Dataset section |
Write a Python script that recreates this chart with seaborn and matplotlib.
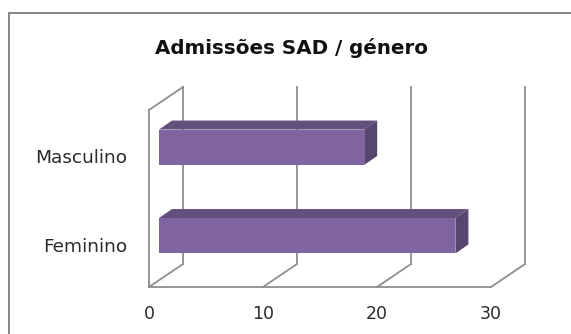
import matplotlib
matplotlib.use("Agg")
import matplotlib.pyplot as plt
from matplotlib.patches import Polygon, Rectangle
from matplotlib.transforms import Affine2D
import pandas as pd
import seaborn as sns

# Values
categories = ["Masculino", "Feminino"]
admissions = [18, 26]
value_ticks = [0, 10, 20, 30]
title = "Admissões SAD / género"

FRONT = "#8064A2"
TOP = "#624F7C"
SIDE = "#584570"
GRID = "#8E8E8E"
TEXT = "#2B2B2B"
WIDTH, HEIGHT = 571, 334

sns.set_theme(style="white")
plt.rcParams["font.family"] = ["DejaVu Sans"]

fig = plt.figure(figsize=(WIDTH / 100, HEIGHT / 100), dpi=100, facecolor="white")
ax = fig.add_axes([149 / WIDTH, 1 - 287 / HEIGHT, 342 / WIDTH, 177 / HEIGHT])
ax.patch.set_alpha(0)

df = pd.DataFrame({"genero": categories, "admissoes": admissions})
sns.barplot(data=df, y="genero", x="admissoes", order=categories, color=FRONT,
            saturation=1, width=0.40, ax=ax, zorder=4, linewidth=0)
ax.set_xlim(0, 30)
ax.set_ylim(1.5, -0.5)
ax.set_xlabel("")
ax.set_ylabel("")
sns.despine(ax=ax, left=True, bottom=True)

# Pixels to data units, for the oblique depth of the pseudo-3D view
ux = 30 / 342
uy = 2 / 177


def skew(x, y, px, py):
    """Shift a data point by a depth given in pixels (right, up)."""
    return x + px * ux, y - py * uy


WALL = (34, 23)
BAR_NEAR = (10, 7)
BAR_FAR = (23, 16)

# Wall and floor outline
line = dict(color=GRID, lw=1.3, clip_on=False, zorder=1, solid_capstyle="projecting")
ax.plot([0, 30], [1.5, 1.5], **line)
ax.plot([0, 0], [-0.5, 1.5], **line)
x_top, y_top = skew(0, -0.5, *WALL)
ax.plot([0, x_top], [-0.5, y_top], **line)
for v in value_ticks:
    bx, by = skew(v, 1.5, *WALL)
    tx, ty = skew(v, -0.5, *WALL)
    ax.plot([v, bx], [1.5, by], **line)
    ax.plot([bx, tx], [by, ty], **line)

# Bars: shift each front face into the depth and add top and side faces
for bar, value in zip(ax.patches, admissions):
    y0 = bar.get_y()
    y1 = y0 + bar.get_height()
    bar.set_transform(ax.transData + Affine2D().translate(*BAR_NEAR))
    bar.set_clip_on(False)
    top = [skew(0, y0, *BAR_NEAR), skew(value, y0, *BAR_NEAR),
           skew(value, y0, *BAR_FAR), skew(0, y0, *BAR_FAR)]
    side = [skew(value, y0, *BAR_NEAR), skew(value, y1, *BAR_NEAR),
            skew(value, y1, *BAR_FAR), skew(value, y0, *BAR_FAR)]
    ax.add_patch(Polygon(top, closed=True, fc=TOP, ec="none", clip_on=False, zorder=3))
    ax.add_patch(Polygon(side, closed=True, fc=SIDE, ec="none", clip_on=False, zorder=3))

# Axis labels
ax.set_xticks(value_ticks)
ax.set_xticklabels([str(v) for v in value_ticks])
ax.tick_params(axis="x", length=0, pad=13, labelsize=12.5, labelcolor=TEXT)
ax.tick_params(axis="y", length=0, pad=16, labelsize=13.3, labelcolor=TEXT)
for lab in ax.get_yticklabels():
    lab.set_transform(lab.get_transform() + Affine2D().translate(0, -2))

fig.text(291 / WIDTH, 1 - 48 / HEIGHT, title, fontsize=14.3, fontweight="bold",
         color="#111111", ha="center", va="center")

# Chart frame running off the right and bottom of the image
fig.add_artist(Rectangle((8.5 / WIDTH, -0.1), 1.2, 1 - 13.5 / HEIGHT + 0.1,
                         transform=fig.transFigure, fc="none", ec="#868686", lw=1.4))

fig.savefig("out.png", dpi=100)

Task directions |
Give the data again exactly as written, with all pictures left out.

Solution for this problem |
Write a Python script that recreates this chart with seaborn and matplotlib.
import matplotlib
matplotlib.use("Agg")
import matplotlib.pyplot as plt
from matplotlib.patches import Polygon, Rectangle
from matplotlib.transforms import Affine2D
import pandas as pd
import seaborn as sns

# Values
categories = ["Masculino", "Feminino"]
admissions = [18, 26]
value_ticks = [0, 10, 20, 30]
title = "Admissões SAD / género"

FRONT = "#8064A2"
TOP = "#624F7C"
SIDE = "#584570"
GRID = "#8E8E8E"
TEXT = "#2B2B2B"
WIDTH, HEIGHT = 571, 334

sns.set_theme(style="white")
plt.rcParams["font.family"] = ["DejaVu Sans"]

fig = plt.figure(figsize=(WIDTH / 100, HEIGHT / 100), dpi=100, facecolor="white")
ax = fig.add_axes([149 / WIDTH, 1 - 287 / HEIGHT, 342 / WIDTH, 177 / HEIGHT])
ax.patch.set_alpha(0)

df = pd.DataFrame({"genero": categories, "admissoes": admissions})
sns.barplot(data=df, y="genero", x="admissoes", order=categories, color=FRONT,
            saturation=1, width=0.40, ax=ax, zorder=4, linewidth=0)
ax.set_xlim(0, 30)
ax.set_ylim(1.5, -0.5)
ax.set_xlabel("")
ax.set_ylabel("")
sns.despine(ax=ax, left=True, bottom=True)

# Pixels to data units, for the oblique depth of the pseudo-3D view
ux = 30 / 342
uy = 2 / 177


def skew(x, y, px, py):
    """Shift a data point by a depth given in pixels (right, up)."""
    return x + px * ux, y - py * uy


WALL = (34, 23)
BAR_NEAR = (10, 7)
BAR_FAR = (23, 16)

# Wall and floor outline
line = dict(color=GRID, lw=1.3, clip_on=False, zorder=1, solid_capstyle="projecting")
ax.plot([0, 30], [1.5, 1.5], **line)
ax.plot([0, 0], [-0.5, 1.5], **line)
x_top, y_top = skew(0, -0.5, *WALL)
ax.plot([0, x_top], [-0.5, y_top], **line)
for v in value_ticks:
    bx, by = skew(v, 1.5, *WALL)
    tx, ty = skew(v, -0.5, *WALL)
    ax.plot([v, bx], [1.5, by], **line)
    ax.plot([bx, tx], [by, ty], **line)

# Bars: shift each front face into the depth and add top and side faces
for bar, value in zip(ax.patches, admissions):
    y0 = bar.get_y()
    y1 = y0 + bar.get_height()
    bar.set_transform(ax.transData + Affine2D().translate(*BAR_NEAR))
    bar.set_clip_on(False)
    top = [skew(0, y0, *BAR_NEAR), skew(value, y0, *BAR_NEAR),
           skew(value, y0, *BAR_FAR), skew(0, y0, *BAR_FAR)]
    side = [skew(value, y0, *BAR_NEAR), skew(value, y1, *BAR_NEAR),
            skew(value, y1, *BAR_FAR), skew(value, y0, *BAR_FAR)]
    ax.add_patch(Polygon(top, closed=True, fc=TOP, ec="none", clip_on=False, zorder=3))
    ax.add_patch(Polygon(side, closed=True, fc=SIDE, ec="none", clip_on=False, zorder=3))

# Axis labels
ax.set_xticks(value_ticks)
ax.set_xticklabels([str(v) for v in value_ticks])
ax.tick_params(axis="x", length=0, pad=13, labelsize=12.5, labelcolor=TEXT)
ax.tick_params(axis="y", length=0, pad=16, labelsize=13.3, labelcolor=TEXT)
for lab in ax.get_yticklabels():
    lab.set_transform(lab.get_transform() + Affine2D().translate(0, -2))

fig.text(291 / WIDTH, 1 - 48 / HEIGHT, title, fontsize=14.3, fontweight="bold",
         color="#111111", ha="center", va="center")

# Chart frame running off the right and bottom of the image
fig.add_artist(Rectangle((8.5 / WIDTH, -0.1), 1.2, 1 - 13.5 / HEIGHT + 0.1,
                         transform=fig.transFigure, fc="none", ec="#868686", lw=1.4))

fig.savefig("out.png", dpi=100)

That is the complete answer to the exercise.